Source data:

+++

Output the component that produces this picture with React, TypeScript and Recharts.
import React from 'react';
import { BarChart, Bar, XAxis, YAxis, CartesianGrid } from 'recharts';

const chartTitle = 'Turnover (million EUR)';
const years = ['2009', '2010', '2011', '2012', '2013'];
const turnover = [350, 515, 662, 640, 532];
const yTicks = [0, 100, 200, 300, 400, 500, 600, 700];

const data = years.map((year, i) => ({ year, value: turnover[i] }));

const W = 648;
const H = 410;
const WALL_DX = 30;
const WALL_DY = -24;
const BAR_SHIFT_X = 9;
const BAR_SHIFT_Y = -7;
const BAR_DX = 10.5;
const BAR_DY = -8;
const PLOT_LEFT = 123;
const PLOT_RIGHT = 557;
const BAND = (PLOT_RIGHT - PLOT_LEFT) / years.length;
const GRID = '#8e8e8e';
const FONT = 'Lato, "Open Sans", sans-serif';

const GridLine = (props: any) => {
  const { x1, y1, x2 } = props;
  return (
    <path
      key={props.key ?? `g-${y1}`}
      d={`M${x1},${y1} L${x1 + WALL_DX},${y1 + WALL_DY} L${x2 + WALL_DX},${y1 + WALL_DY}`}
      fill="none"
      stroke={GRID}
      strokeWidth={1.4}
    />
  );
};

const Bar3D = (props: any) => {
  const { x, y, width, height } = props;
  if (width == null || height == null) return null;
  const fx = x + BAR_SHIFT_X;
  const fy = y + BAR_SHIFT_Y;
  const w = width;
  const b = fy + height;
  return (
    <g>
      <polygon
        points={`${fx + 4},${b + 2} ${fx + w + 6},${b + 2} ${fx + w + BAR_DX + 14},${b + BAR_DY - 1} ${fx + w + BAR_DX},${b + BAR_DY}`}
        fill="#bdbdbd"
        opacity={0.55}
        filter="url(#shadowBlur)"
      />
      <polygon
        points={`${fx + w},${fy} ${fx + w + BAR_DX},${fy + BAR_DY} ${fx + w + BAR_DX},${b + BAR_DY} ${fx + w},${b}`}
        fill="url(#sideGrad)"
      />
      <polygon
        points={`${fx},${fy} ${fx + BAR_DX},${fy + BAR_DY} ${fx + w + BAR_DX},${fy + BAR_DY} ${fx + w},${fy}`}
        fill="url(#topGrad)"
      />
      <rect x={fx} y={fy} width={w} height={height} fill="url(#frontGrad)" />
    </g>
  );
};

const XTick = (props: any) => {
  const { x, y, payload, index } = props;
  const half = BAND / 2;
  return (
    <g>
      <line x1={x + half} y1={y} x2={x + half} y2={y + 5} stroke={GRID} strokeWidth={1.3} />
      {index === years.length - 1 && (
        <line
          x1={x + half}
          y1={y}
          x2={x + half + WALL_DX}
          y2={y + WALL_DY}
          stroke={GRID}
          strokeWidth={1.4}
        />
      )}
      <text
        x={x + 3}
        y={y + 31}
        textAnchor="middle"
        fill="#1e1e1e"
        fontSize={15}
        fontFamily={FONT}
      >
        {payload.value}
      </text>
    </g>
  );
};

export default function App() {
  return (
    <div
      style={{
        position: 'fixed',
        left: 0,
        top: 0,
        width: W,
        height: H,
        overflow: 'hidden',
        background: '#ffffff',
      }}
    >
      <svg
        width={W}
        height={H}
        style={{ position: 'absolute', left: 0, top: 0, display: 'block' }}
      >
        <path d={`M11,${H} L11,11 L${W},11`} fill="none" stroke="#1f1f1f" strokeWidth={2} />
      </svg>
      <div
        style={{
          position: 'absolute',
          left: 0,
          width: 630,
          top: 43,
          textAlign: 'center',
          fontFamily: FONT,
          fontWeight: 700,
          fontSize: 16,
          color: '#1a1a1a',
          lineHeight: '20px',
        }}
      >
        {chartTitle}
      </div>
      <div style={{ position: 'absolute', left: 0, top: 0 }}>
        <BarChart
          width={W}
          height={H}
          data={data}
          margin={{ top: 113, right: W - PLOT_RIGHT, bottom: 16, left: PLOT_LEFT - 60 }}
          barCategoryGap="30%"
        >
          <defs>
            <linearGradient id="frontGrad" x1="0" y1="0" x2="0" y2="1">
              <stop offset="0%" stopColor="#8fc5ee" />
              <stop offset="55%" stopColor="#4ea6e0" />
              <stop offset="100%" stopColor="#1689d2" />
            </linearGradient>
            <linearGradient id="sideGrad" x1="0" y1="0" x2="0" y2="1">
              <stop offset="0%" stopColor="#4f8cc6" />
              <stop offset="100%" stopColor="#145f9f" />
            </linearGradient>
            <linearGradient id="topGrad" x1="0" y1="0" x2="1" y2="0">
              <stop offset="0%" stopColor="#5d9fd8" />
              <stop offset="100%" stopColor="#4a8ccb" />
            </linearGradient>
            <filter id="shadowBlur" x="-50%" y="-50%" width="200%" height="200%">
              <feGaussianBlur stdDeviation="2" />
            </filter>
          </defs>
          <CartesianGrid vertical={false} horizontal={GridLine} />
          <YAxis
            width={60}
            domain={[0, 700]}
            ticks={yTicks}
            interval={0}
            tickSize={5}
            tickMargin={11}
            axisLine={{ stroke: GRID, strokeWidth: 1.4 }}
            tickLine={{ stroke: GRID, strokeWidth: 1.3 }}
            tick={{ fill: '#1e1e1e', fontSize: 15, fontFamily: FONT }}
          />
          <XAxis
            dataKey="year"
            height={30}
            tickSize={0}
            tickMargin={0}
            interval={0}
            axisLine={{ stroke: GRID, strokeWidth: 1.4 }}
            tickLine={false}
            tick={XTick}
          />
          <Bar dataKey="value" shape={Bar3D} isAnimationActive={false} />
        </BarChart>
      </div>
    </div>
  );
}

+++

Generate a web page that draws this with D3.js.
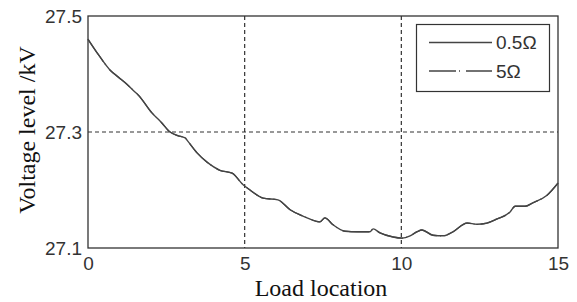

+++

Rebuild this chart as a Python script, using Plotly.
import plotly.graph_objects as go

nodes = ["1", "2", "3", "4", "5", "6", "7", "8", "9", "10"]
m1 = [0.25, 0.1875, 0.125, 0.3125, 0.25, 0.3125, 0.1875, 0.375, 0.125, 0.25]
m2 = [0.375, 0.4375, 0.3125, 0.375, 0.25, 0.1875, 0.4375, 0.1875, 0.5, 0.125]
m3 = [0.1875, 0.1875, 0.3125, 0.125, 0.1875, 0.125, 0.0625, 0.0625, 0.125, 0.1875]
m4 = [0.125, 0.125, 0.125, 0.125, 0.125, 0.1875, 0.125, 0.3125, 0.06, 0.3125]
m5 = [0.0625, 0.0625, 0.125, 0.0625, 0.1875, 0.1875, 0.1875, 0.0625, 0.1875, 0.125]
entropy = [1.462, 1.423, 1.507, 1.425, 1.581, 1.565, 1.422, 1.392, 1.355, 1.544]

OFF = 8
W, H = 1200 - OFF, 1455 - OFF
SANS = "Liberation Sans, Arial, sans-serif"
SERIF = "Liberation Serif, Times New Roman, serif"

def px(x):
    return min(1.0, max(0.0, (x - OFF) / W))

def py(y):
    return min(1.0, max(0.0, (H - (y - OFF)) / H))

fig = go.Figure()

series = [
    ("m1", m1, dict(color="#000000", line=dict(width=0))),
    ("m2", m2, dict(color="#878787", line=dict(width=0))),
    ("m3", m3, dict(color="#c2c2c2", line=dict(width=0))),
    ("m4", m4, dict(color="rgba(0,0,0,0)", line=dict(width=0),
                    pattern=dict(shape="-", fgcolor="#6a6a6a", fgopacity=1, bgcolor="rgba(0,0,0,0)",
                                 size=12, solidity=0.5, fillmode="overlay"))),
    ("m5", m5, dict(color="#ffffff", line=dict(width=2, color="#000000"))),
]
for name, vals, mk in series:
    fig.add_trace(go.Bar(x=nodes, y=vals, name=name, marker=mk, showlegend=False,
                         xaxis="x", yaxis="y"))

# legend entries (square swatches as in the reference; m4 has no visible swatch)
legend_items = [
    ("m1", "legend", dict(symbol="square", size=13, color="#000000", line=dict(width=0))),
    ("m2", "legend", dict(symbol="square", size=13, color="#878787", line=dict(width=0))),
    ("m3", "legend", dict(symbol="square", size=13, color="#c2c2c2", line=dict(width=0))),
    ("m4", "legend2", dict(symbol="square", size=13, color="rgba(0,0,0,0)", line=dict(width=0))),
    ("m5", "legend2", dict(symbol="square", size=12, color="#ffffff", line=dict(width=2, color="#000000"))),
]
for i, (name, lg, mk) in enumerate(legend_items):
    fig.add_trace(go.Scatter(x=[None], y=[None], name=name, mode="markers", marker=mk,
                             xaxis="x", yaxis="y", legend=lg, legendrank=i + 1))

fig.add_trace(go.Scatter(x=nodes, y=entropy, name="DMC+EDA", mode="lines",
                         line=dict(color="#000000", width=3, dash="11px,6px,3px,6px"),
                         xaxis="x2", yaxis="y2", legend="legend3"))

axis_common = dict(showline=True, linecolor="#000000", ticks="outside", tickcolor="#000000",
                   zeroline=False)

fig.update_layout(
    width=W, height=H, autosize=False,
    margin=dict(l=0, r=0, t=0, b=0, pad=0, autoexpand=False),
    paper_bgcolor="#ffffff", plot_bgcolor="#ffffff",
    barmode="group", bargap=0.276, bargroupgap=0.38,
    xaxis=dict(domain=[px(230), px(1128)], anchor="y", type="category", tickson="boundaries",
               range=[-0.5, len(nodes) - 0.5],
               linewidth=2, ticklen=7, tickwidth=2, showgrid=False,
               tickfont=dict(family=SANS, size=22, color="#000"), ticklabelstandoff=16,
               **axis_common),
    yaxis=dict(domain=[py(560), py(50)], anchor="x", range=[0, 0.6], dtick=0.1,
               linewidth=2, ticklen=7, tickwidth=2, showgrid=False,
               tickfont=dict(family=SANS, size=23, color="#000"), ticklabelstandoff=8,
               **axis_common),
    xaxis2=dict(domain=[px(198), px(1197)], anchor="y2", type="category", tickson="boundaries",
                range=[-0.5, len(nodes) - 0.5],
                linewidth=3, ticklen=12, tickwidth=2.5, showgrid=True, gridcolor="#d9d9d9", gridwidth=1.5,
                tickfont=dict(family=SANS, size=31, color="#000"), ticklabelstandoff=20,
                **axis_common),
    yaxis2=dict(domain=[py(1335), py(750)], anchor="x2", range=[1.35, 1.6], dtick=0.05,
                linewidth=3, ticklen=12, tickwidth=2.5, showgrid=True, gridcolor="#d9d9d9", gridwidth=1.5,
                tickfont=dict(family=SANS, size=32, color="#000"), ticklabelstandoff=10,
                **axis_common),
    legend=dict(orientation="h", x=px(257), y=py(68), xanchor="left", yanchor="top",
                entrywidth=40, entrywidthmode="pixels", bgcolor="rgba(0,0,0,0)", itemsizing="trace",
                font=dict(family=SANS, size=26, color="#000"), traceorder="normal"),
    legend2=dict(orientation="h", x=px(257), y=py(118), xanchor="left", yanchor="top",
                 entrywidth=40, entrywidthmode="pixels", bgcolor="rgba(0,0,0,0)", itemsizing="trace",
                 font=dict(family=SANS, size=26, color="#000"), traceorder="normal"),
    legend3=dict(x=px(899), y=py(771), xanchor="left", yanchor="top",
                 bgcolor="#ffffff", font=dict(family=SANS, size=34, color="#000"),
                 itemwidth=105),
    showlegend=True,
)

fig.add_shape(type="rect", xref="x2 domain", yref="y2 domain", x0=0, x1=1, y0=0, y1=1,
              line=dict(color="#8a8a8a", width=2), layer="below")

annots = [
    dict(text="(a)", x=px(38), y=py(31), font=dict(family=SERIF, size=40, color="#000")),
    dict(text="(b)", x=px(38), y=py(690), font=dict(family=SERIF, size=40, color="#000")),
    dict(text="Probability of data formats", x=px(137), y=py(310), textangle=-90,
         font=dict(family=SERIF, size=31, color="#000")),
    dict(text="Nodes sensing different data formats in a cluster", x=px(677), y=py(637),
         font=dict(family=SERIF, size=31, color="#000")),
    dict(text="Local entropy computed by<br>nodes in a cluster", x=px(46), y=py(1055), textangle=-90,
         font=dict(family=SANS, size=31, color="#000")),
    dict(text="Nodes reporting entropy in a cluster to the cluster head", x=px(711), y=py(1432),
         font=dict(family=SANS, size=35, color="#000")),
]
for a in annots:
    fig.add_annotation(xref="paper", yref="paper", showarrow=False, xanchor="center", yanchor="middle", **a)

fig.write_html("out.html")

+++

Given exercise:
Starting at the line that contains "Rebuild this chart" and ending at the line that contains "import plotly.graph_objects as go", repeat each line exactly, both ends included, and nothing else.

Expected answer:
Rebuild this chart as a Python script, using Plotly.
import plotly.graph_objects as go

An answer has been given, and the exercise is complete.